Paper digest - Megastore: Providing Scalable, Highly Available Storage for Interactive Services
Abstract
- Blends the scalability of a NoSQL datastore with the convenience of a traditional RDBMS.
- Provides both strong consistency guarantees and high availability.
- Provides fully serializable ACID semantics within fine-grained partitions of data.
Motivation
- Online services are forcing the storage community to meet new demands.
- Highly scalable.
- Rapid development.
- Low latency.
- Consistent view of data.
- Highly available.
Design Highlights
- Partition data. Replicate unit is a partition.
- Full ACID semantics within partitions only.
- Across partitions, limited consistency guarantees (later spanner improves this)
- Provide database features (2nd indexes), but does not provide scalability guarantees (can only scale within user-tolerable latency limits.)
- Innovative usage of Paxos: use it for replication instead of traditional usage (locking, leader election, replicate config data - e.g. ZooKeeper/ZAB)
Availability with Scalability
- Replication
- Replicate a write-ahead log over a group of symmetric peers.
- Any node can initiate reads and writes.
- Each log append blocks on acknowledgments from a majority of replicas.
- Optimizations on Paxos
- Allow local reads.
- Single roundtrip writes.
- Multiple replicated logs instead of single log for better availability.
- Key Concept - Entity Groups
- Entity group is a collection of data and unit of replication.
- Within a single entity group: ACID semantic.
- Across entity groups:
- Two phased commit (strong consistency)
- Or async communications through message queues.
- Physical Layout of data
- Use BigTable for data storage.
- Letting applications control the placement of data.
- Applications try to keep data near users and replicas near each other.
- The data for an entity group are held in contiguous ranges of Bigtable rows.
API Design
- Cost-transparent APIs: runtime costs that match application developers’ intuitions.
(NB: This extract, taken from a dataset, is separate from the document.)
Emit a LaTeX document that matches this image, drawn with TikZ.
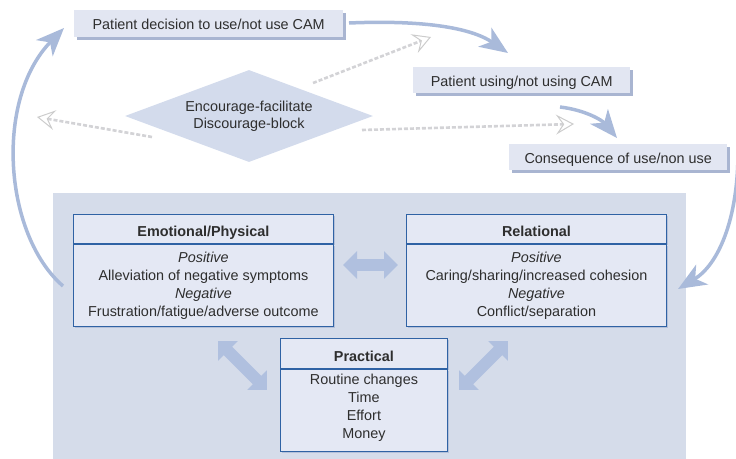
\documentclass[tikz,border=0pt]{standalone}
\usepackage{fontspec}
\setmainfont{Liberation Sans}
\usetikzlibrary{arrows.meta,shapes.geometric,shadows}
\definecolor{panelc}{HTML}{D5DCEA}
\definecolor{boxfill}{HTML}{E4E8F4}
\definecolor{topfill}{HTML}{E2E6F2}
\definecolor{boxline}{HTML}{2F62A4}
\definecolor{shade}{HTML}{A9B5D1}
\definecolor{shadein}{HTML}{B4C0D9}
\definecolor{arrowc}{HTML}{A9BADA}
\definecolor{blockc}{HTML}{B0C0DF}
\definecolor{diamc}{HTML}{D3DBEC}
\definecolor{txt}{HTML}{2E2E2E}
\definecolor{dashc}{HTML}{D3D3D6}
\tikzset{
  topbox/.style={fill=topfill, text=txt, inner sep=0, anchor=north west,
    text height=12.5pt, text depth=0pt,
    drop shadow={shadow xshift=3pt, shadow yshift=-3pt, fill=shade, opacity=1}},
  hdrbox/.style={fill=boxfill, draw=boxline, line width=0.9pt, text=txt, inner sep=0, anchor=north west,
    font=\fontsize{14.4}{18}\selectfont\bfseries, text height=16pt, text depth=0pt,
    drop shadow={shadow xshift=2pt, shadow yshift=-2pt, fill=shadein, opacity=1}},
  bodybox/.style={fill=boxfill, draw=boxline, line width=0.9pt, text=txt, inner sep=0, anchor=north,
    align=center, font=\fontsize{14.4}{18}\selectfont,
    drop shadow={shadow xshift=2pt, shadow yshift=-2pt, fill=shadein, opacity=1}},
  bigarrow/.style={draw=arrowc, line width=3.5pt,
    -{Stealth[length=28pt, width=23pt, inset=8pt, fill=arrowc]}},
  dasharrow/.style={draw=dashc, line width=2.6pt, dash pattern=on 4pt off 2pt,
    -{Stealth[open, length=18pt, width=20pt, inset=7pt, fill=white, line width=1pt, color=gray!40]}},
  blockarrow/.style={draw=blockc, line width=12pt,
    {Triangle[length=14pt, width=27pt, fill=blockc]}-{Triangle[length=14pt, width=27pt, fill=blockc]}}
}
\begin{document}
\begin{tikzpicture}[x=1pt, y=-1pt, font=\fontsize{14.4}{17}\selectfont, text=txt]
\useasboundingbox (0,0) rectangle (736,458);

% background panel
\node[fill=panelc, inner sep=0, anchor=north west, minimum width=633, minimum height=266] (panel) at (53,193) {};

% top boxes
\node[topbox, minimum width=269, minimum height=27] (dec) at (74,10) {Patient decision to use/not use CAM};
\node[topbox, minimum width=217, minimum height=26] (use) at (413,67) {Patient using/not using CAM};
\node[topbox, minimum width=218, minimum height=26] (cons) at (509,144) {Consequence of use/non use};

% diamond
\node[diamond, fill=diamc, shape aspect=2.7, minimum width=248, minimum height=92, inner sep=0, align=center] (dia) at (249,116) {Encourage-facilitate\\Discourage-block};

% dashed arrows
\coordinate (da1) at (313,83);
\coordinate (da1e) at (431,37);
\coordinate (da2) at (152,137);
\coordinate (da2e) at (37,117);
\coordinate (da3) at (362,130);
\coordinate (da3e) at (574,124);
\draw[dasharrow] (da1) -- (da1e);
\draw[dasharrow] (da2) -- (da2e);
\draw[dasharrow] (da3) -- (da3e);

% curved arrows
\coordinate (c1s) at (349,23);
\coordinate (c1e) at (508,53);
\draw[bigarrow] (c1s) .. controls (420,20) and (470,27) .. (c1e);
\coordinate (c2s) at (560,107);
\coordinate (c2e) at (617,138);
\draw[bigarrow] (c2s) .. controls (585,110) and (602,120) .. (c2e);
\coordinate (c3s) at (738,152);
\coordinate (c3e) at (678,289);
\draw[bigarrow] (c3s) .. controls (738,220) and (718,265) .. (c3e);
\coordinate (c4s) at (63,286);
\coordinate (c4e) at (64,28);
\draw[bigarrow] (c4s) .. controls (4,235) and (-6,100) .. (c4e);

% inner boxes
\node[hdrbox, minimum width=260, minimum height=29] (emoh) at (73,214) {Emotional/Physical};
\node[bodybox, minimum width=260, minimum height=82] (emob) at (emoh.south)
  {\textit{Positive}\\Alleviation of negative symptoms\\\textit{Negative}\\Frustration/fatigue/adverse outcome};

\node[hdrbox, minimum width=260, minimum height=29] (relh) at (406,214) {Relational};
\node[bodybox, minimum width=260, minimum height=82] (relb) at (relh.south)
  {\textit{Positive}\\Caring/sharing/increased cohesion\\\textit{Negative}\\Conflict/separation};

\node[hdrbox, minimum width=167, minimum height=30] (prah) at (280,338) {Practical};
\node[bodybox, minimum width=167, minimum height=82] (prab) at (prah.south)
  {Routine changes\\Time\\Effort\\Money\\[-10pt]\mbox{}};

% block double arrows
\coordinate (b1a) at (343,265);
\coordinate (b1b) at (398,265);
\draw[blockarrow] (b1a) -- (b1b);
\coordinate (b2a) at (218,341);
\coordinate (b2b) at (267,390);
\draw[blockarrow] (b2a) -- (b2b);
\coordinate (b3a) at (508,341);
\coordinate (b3b) at (459,390);
\draw[blockarrow] (b3a) -- (b3b);
\end{tikzpicture}
\end{document}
- Eliminate needs for joins: offer fine-grained control over physical locality.
- Joins when required is implemented in application code.
Data Model
- Lies between the abstract tuples of an RDBMS and the concrete row-column storage of NoSQL.
- Data model is declared in a schema and is strongly typed.
Transactions and Concurrency Control
- Use MVCC. Readers and writers don’t block each other, and reads are isolated from writes for the duration of a transaction.
- Read semantics
- current (single entity group)
- snapshot (single entity group)
- inconsistent (ignore state of log)
- Queues
- Cross group batch operation deliver.
- 2 Phased Commit for atomic update across entity groups.
Paxos based Replication (key innovations)
- Pitfall of master-slave based Paxos
- Master failover can require a complicated state machine.
- A series of timers must elapse before service is restored.
- It is difficult to avoid user-visible outages.
- Fast Reads
- Local read.
- Coordinator tracks if a specific replica has observed the full state of writes so it can serve local reads.
- Fast Writes
- Single round trip writes.
- Pre-preparing optimization: each successful write includes an implied prepare message granting the master the right to issue accept messages for the next log position.
- If the write succeeds, the prepares are honored, and the next write skips directly to the accept phase.
- Multi-Paxos: independent instance of the Paxos algorithm for each log position. T
- Replica Types
- Full Replica: contain all entity and index and able to serve current reads.
- Witness Replica: vote and store WAL, but does not apply the WAL (kind like observer in ZooKeeper but not strictly the same - observer in ZK does not vote.)
- Read Only Replica: does not vote but contain full data of a point of time in the past (more like ZK observer but ZK observer is more up to date WRT its state.)
Coordinator
- The coordinator is a simple process with no external dependencies and no persistent storage.
- Failure Detection
- Use an out of band protocol to identify when other coordinators are up, healthy, and generally reachable.
- Coordinators obtain specific Chubby locks in remote datacenters at startup.
- Revert its state to a conservative default when loses majority of locks and / or parititons.
- Brief and rare outage risk..
- Liveness protocol is vulnerable to asymmetric network partitions.